# WHAT YOU WILL DO
The records that follow are to be transcribed in full, without their images.
****
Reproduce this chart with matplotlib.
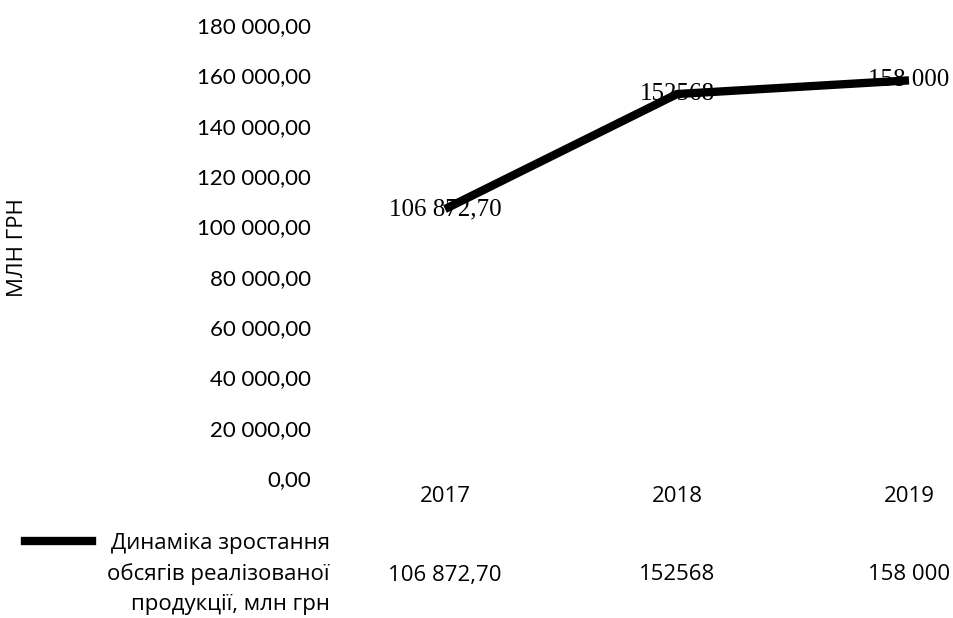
import matplotlib
matplotlib.use("Agg")
import matplotlib.pyplot as plt
import matplotlib.transforms as mtrans
from matplotlib.ticker import FuncFormatter

years = ["2017", "2018", "2019"]
values = [106872.70, 152568, 158000]
value_labels = ["106 872,70", "152568", "158 000"]
series_name = "Динаміка зростання\nобсягів реалізованої\nпродукції, млн грн"
y_label = "МЛН ГРН"

W, H = 954, 618
fig = plt.figure(figsize=(W / 100, H / 100), dpi=100)
left_px, right_px = 329, 954
bot_px, top_px = 478, 25
ax = fig.add_axes([left_px / W, (H - bot_px) / H, (right_px - left_px) / W, (bot_px - top_px) / H])

x = list(range(len(years)))
ax.plot(x, values, color="black", linewidth=6, solid_capstyle="butt", solid_joinstyle="miter", zorder=2)

ax.set_ylim(0, 180000)
ax.set_xlim(-0.5, -0.5 + (right_px - left_px) / 232)
ax.set_yticks(range(0, 180001, 20000))
ax.yaxis.set_major_formatter(FuncFormatter(lambda v, p: f"{int(v):,}".replace(",", " ") + ",00"))
ax.set_xticks(x)
ax.set_xticklabels(years)
for s in ax.spines.values():
    s.set_visible(False)
ax.tick_params(axis="both", length=0)
ax.tick_params(axis="y", pad=13, labelsize=16)
ax.tick_params(axis="x", pad=6, labelsize=16)
for lab in ax.get_yticklabels():
    lab.set_fontfamily("Lato")
for lab in ax.get_xticklabels():
    lab.set_fontfamily("Open Sans")

# data labels
for xi, v, lab in zip(x, values, value_labels):
    ax.text(xi, v, lab, ha="center", va="center", fontsize=18, family="Liberation Serif", color="black", zorder=3)

# y label
fig.text(18 / W, 1 - 248 / H, y_label, rotation=90, ha="center", va="center", fontsize=16, family="Open Sans")

# data table row
trans = mtrans.blended_transform_factory(ax.transData, fig.transFigure)
for xi, lab in zip(x, value_labels):
    ax.text(xi, 1 - 575 / H, lab, transform=trans, ha="center", va="center", fontsize=16, family="Open Sans", clip_on=False)

fig.text(330 / W, 1 - 574 / H, series_name, ha="right", va="center", fontsize=16, family="Open Sans", linespacing=1.55)
fig.add_artist(plt.Line2D([25 / W, 92 / W], [1 - 541 / H, 1 - 541 / H], color="black", linewidth=6, transform=fig.transFigure))

fig.savefig("out.png", dpi=100)
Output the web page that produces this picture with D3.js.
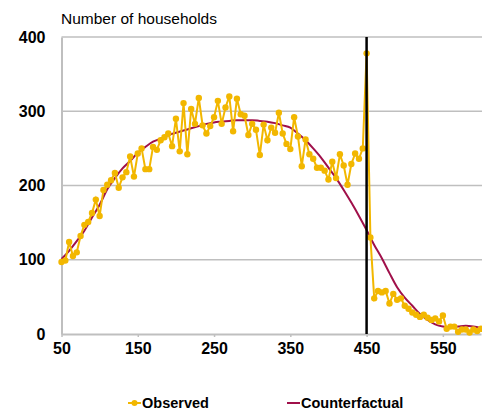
<!DOCTYPE html>
<html>
<head>
<style>
body { margin: 0; background: #fff; }
text { font-family: "Liberation Sans", Arial, sans-serif; }
</style>
</head>
<body>
<script type="text/javascript" src="https://cdn.jsdelivr.net/npm/d3@7"></script>
<script>
// observed households, every 5 units from 50 to 600
var obsX = d3.range(50, 601, 5)
var obsY = [97, 99, 124, 105, 110, 132, 147, 151, 163, 181,
	159, 194, 201, 207, 217, 197, 211, 218, 239, 212,
	243, 250, 222, 222, 252, 248, 261, 265, 270, 253,
	290, 246, 311, 242, 303, 283, 318, 281, 270, 280,
	292, 314, 283, 305, 320, 273, 317, 296, 294, 268,
	283, 275, 241, 282, 261, 278, 271, 298, 270, 256,
	249, 292, 266, 226, 262, 242, 236, 224, 224, 220,
	208, 232, 210, 242, 227, 201, 229, 243, 236, 250,
	378, 130, 48, 58, 56, 58, 41, 54, 46, 48,
	38, 34, 29, 26, 23, 26, 22, 19, 21, 17,
	25, 7, 10, 10, 3, 6, 6, 2, 6, 4, 7]

// counterfactual, every 10 units
var cfX = d3.range(50, 601, 10)
var cfY = [101, 112, 125, 139, 157, 174, 195, 210, 223, 233,
	244, 252, 259, 263, 268, 271, 274, 277, 280, 283,
	285, 286, 287, 288, 288, 288, 287, 286, 284, 281,
	278, 270, 261, 250, 238, 224, 210, 194, 177, 159,
	140, 120, 102, 82, 63, 49, 38, 27, 19, 13,
	10, 9, 10, 11, 10, 8]

var xTicks = [50, 150, 250, 350, 450, 550]
var yTicks = [0, 100, 200, 300, 400]
var cutoff = 450

var legendNames = ["Observed", "Counterfactual"]
var gold = "#F2B700"
var crimson = "#A0104A"
var grey = "#BFBFBF"

var width = 482, height = 410
var svg = d3.select("body").append("svg")
	.attr("width", width)
	.attr("height", height)

var x = d3.scaleLinear().domain([50, 600]).range([61.5, 481])
var y = d3.scaleLinear().domain([0, 400]).range([334, 37])

//gridlines
svg.append("g").selectAll("line")
	.data(yTicks.filter(function(d) { return d > 0 }))
	.enter().append("line")
	.attr("x1", x(50)).attr("x2", width)
	.attr("y1", function(d) { return y(d) })
	.attr("y2", function(d) { return y(d) })
	.style("stroke", grey)
	.style("stroke-width", 1.5)

//axes
var xAxis = svg.append("g")
	.attr("transform", "translate(0," + y(0) + ")")
	.call(d3.axisBottom(x).tickValues(xTicks).tickSize(3).tickPadding(6).tickSizeOuter(0))
var yAxis = svg.append("g")
	.attr("transform", "translate(" + x(50) + ",0)")
	.call(d3.axisLeft(y).tickValues(yTicks).tickSize(0).tickPadding(16))

xAxis.select(".domain").style("stroke", grey).style("stroke-width", 2)
yAxis.select(".domain").style("stroke", grey).style("stroke-width", 2)
xAxis.selectAll(".tick line").style("stroke", grey).style("stroke-width", 1.5)
svg.selectAll(".tick text")
	.style("font-family", "'Liberation Sans', Arial, sans-serif")
	.style("font-size", "16px")
	.style("font-weight", "bold")
	.style("fill", "#000")

//title
svg.append("text")
	.attr("x", 61)
	.attr("y", 24)
	.style("font-size", "15.5px")
	.text("Number of households")

//counterfactual line
var cfLine = d3.line()
	.x(function(d, i) { return x(cfX[i]) })
	.y(function(d) { return y(d) })
	.curve(d3.curveMonotoneX)
svg.append("path")
	.attr("d", cfLine(cfY))
	.attr("fill", "none")
	.attr("stroke", crimson)
	.attr("stroke-width", 2)

//observed line and dots
var obsLine = d3.line()
	.x(function(d, i) { return x(obsX[i]) })
	.y(function(d) { return y(d) })
svg.append("path")
	.attr("d", obsLine(obsY))
	.attr("fill", "none")
	.attr("stroke", gold)
	.attr("stroke-width", 2)

svg.append("g").selectAll("circle")
	.data(obsY)
	.enter().append("circle")
	.attr("cx", function(d, i) { return x(obsX[i]) })
	.attr("cy", function(d) { return y(d) })
	.attr("r", 3.2)
	.attr("fill", gold)

//cutoff line
svg.append("line")
	.attr("x1", x(cutoff)).attr("x2", x(cutoff))
	.attr("y1", y(400)).attr("y2", y(0))
	.style("stroke", "#000")
	.style("stroke-width", 2.5)

//legend
var ly = 403
svg.append("line")
	.attr("x1", 128).attr("x2", 141)
	.attr("y1", ly).attr("y2", ly)
	.style("stroke", gold).style("stroke-width", 2)
svg.append("circle")
	.attr("cx", 134.5).attr("cy", ly).attr("r", 3)
	.attr("fill", gold)
svg.append("text")
	.attr("x", 142).attr("y", ly + 5)
	.style("font-size", "14.5px").style("font-weight", "bold")
	.text(legendNames[0])

svg.append("line")
	.attr("x1", 287).attr("x2", 300)
	.attr("y1", ly).attr("y2", ly)
	.style("stroke", crimson).style("stroke-width", 2)
svg.append("text")
	.attr("x", 301).attr("y", ly + 5)
	.style("font-size", "14.5px").style("font-weight", "bold")
	.text(legendNames[1])
</script>
</body>
</html>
****
# EXPECTED ANSWER
Reproduce this chart with matplotlib.
import matplotlib
matplotlib.use("Agg")
import matplotlib.pyplot as plt
import matplotlib.transforms as mtrans
from matplotlib.ticker import FuncFormatter

years = ["2017", "2018", "2019"]
values = [106872.70, 152568, 158000]
value_labels = ["106 872,70", "152568", "158 000"]
series_name = "Динаміка зростання\nобсягів реалізованої\nпродукції, млн грн"
y_label = "МЛН ГРН"

W, H = 954, 618
fig = plt.figure(figsize=(W / 100, H / 100), dpi=100)
left_px, right_px = 329, 954
bot_px, top_px = 478, 25
ax = fig.add_axes([left_px / W, (H - bot_px) / H, (right_px - left_px) / W, (bot_px - top_px) / H])

x = list(range(len(years)))
ax.plot(x, values, color="black", linewidth=6, solid_capstyle="butt", solid_joinstyle="miter", zorder=2)

ax.set_ylim(0, 180000)
ax.set_xlim(-0.5, -0.5 + (right_px - left_px) / 232)
ax.set_yticks(range(0, 180001, 20000))
ax.yaxis.set_major_formatter(FuncFormatter(lambda v, p: f"{int(v):,}".replace(",", " ") + ",00"))
ax.set_xticks(x)
ax.set_xticklabels(years)
for s in ax.spines.values():
    s.set_visible(False)
ax.tick_params(axis="both", length=0)
ax.tick_params(axis="y", pad=13, labelsize=16)
ax.tick_params(axis="x", pad=6, labelsize=16)
for lab in ax.get_yticklabels():
    lab.set_fontfamily("Lato")
for lab in ax.get_xticklabels():
    lab.set_fontfamily("Open Sans")

# data labels
for xi, v, lab in zip(x, values, value_labels):
    ax.text(xi, v, lab, ha="center", va="center", fontsize=18, family="Liberation Serif", color="black", zorder=3)

# y label
fig.text(18 / W, 1 - 248 / H, y_label, rotation=90, ha="center", va="center", fontsize=16, family="Open Sans")

# data table row
trans = mtrans.blended_transform_factory(ax.transData, fig.transFigure)
for xi, lab in zip(x, value_labels):
    ax.text(xi, 1 - 575 / H, lab, transform=trans, ha="center", va="center", fontsize=16, family="Open Sans", clip_on=False)

fig.text(330 / W, 1 - 574 / H, series_name, ha="right", va="center", fontsize=16, family="Open Sans", linespacing=1.55)
fig.add_artist(plt.Line2D([25 / W, 92 / W], [1 - 541 / H, 1 - 541 / H], color="black", linewidth=6, transform=fig.transFigure))

fig.savefig("out.png", dpi=100)
Output the web page that produces this picture with D3.js.
<!DOCTYPE html>
<html>
<head>
<style>
body { margin: 0; background: #fff; }
text { font-family: "Liberation Sans", Arial, sans-serif; }
</style>
</head>
<body>
<script type="text/javascript" src="https://cdn.jsdelivr.net/npm/d3@7"></script>
<script>
// observed households, every 5 units from 50 to 600
var obsX = d3.range(50, 601, 5)
var obsY = [97, 99, 124, 105, 110, 132, 147, 151, 163, 181,
	159, 194, 201, 207, 217, 197, 211, 218, 239, 212,
	243, 250, 222, 222, 252, 248, 261, 265, 270, 253,
	290, 246, 311, 242, 303, 283, 318, 281, 270, 280,
	292, 314, 283, 305, 320, 273, 317, 296, 294, 268,
	283, 275, 241, 282, 261, 278, 271, 298, 270, 256,
	249, 292, 266, 226, 262, 242, 236, 224, 224, 220,
	208, 232, 210, 242, 227, 201, 229, 243, 236, 250,
	378, 130, 48, 58, 56, 58, 41, 54, 46, 48,
	38, 34, 29, 26, 23, 26, 22, 19, 21, 17,
	25, 7, 10, 10, 3, 6, 6, 2, 6, 4, 7]

// counterfactual, every 10 units
var cfX = d3.range(50, 601, 10)
var cfY = [101, 112, 125, 139, 157, 174, 195, 210, 223, 233,
	244, 252, 259, 263, 268, 271, 274, 277, 280, 283,
	285, 286, 287, 288, 288, 288, 287, 286, 284, 281,
	278, 270, 261, 250, 238, 224, 210, 194, 177, 159,
	140, 120, 102, 82, 63, 49, 38, 27, 19, 13,
	10, 9, 10, 11, 10, 8]

var xTicks = [50, 150, 250, 350, 450, 550]
var yTicks = [0, 100, 200, 300, 400]
var cutoff = 450

var legendNames = ["Observed", "Counterfactual"]
var gold = "#F2B700"
var crimson = "#A0104A"
var grey = "#BFBFBF"

var width = 482, height = 410
var svg = d3.select("body").append("svg")
	.attr("width", width)
	.attr("height", height)

var x = d3.scaleLinear().domain([50, 600]).range([61.5, 481])
var y = d3.scaleLinear().domain([0, 400]).range([334, 37])

//gridlines
svg.append("g").selectAll("line")
	.data(yTicks.filter(function(d) { return d > 0 }))
	.enter().append("line")
	.attr("x1", x(50)).attr("x2", width)
	.attr("y1", function(d) { return y(d) })
	.attr("y2", function(d) { return y(d) })
	.style("stroke", grey)
	.style("stroke-width", 1.5)

//axes
var xAxis = svg.append("g")
	.attr("transform", "translate(0," + y(0) + ")")
	.call(d3.axisBottom(x).tickValues(xTicks).tickSize(3).tickPadding(6).tickSizeOuter(0))
var yAxis = svg.append("g")
	.attr("transform", "translate(" + x(50) + ",0)")
	.call(d3.axisLeft(y).tickValues(yTicks).tickSize(0).tickPadding(16))

xAxis.select(".domain").style("stroke", grey).style("stroke-width", 2)
yAxis.select(".domain").style("stroke", grey).style("stroke-width", 2)
xAxis.selectAll(".tick line").style("stroke", grey).style("stroke-width", 1.5)
svg.selectAll(".tick text")
	.style("font-family", "'Liberation Sans', Arial, sans-serif")
	.style("font-size", "16px")
	.style("font-weight", "bold")
	.style("fill", "#000")

//title
svg.append("text")
	.attr("x", 61)
	.attr("y", 24)
	.style("font-size", "15.5px")
	.text("Number of households")

//counterfactual line
var cfLine = d3.line()
	.x(function(d, i) { return x(cfX[i]) })
	.y(function(d) { return y(d) })
	.curve(d3.curveMonotoneX)
svg.append("path")
	.attr("d", cfLine(cfY))
	.attr("fill", "none")
	.attr("stroke", crimson)
	.attr("stroke-width", 2)

//observed line and dots
var obsLine = d3.line()
	.x(function(d, i) { return x(obsX[i]) })
	.y(function(d) { return y(d) })
svg.append("path")
	.attr("d", obsLine(obsY))
	.attr("fill", "none")
	.attr("stroke", gold)
	.attr("stroke-width", 2)

svg.append("g").selectAll("circle")
	.data(obsY)
	.enter().append("circle")
	.attr("cx", function(d, i) { return x(obsX[i]) })
	.attr("cy", function(d) { return y(d) })
	.attr("r", 3.2)
	.attr("fill", gold)

//cutoff line
svg.append("line")
	.attr("x1", x(cutoff)).attr("x2", x(cutoff))
	.attr("y1", y(400)).attr("y2", y(0))
	.style("stroke", "#000")
	.style("stroke-width", 2.5)

//legend
var ly = 403
svg.append("line")
	.attr("x1", 128).attr("x2", 141)
	.attr("y1", ly).attr("y2", ly)
	.style("stroke", gold).style("stroke-width", 2)
svg.append("circle")
	.attr("cx", 134.5).attr("cy", ly).attr("r", 3)
	.attr("fill", gold)
svg.append("text")
	.attr("x", 142).attr("y", ly + 5)
	.style("font-size", "14.5px").style("font-weight", "bold")
	.text(legendNames[0])

svg.append("line")
	.attr("x1", 287).attr("x2", 300)
	.attr("y1", ly).attr("y2", ly)
	.style("stroke", crimson).style("stroke-width", 2)
svg.append("text")
	.attr("x", 301).attr("y", ly + 5)
	.style("font-size", "14.5px").style("font-weight", "bold")
	.text(legendNames[1])
</script>
</body>
</html>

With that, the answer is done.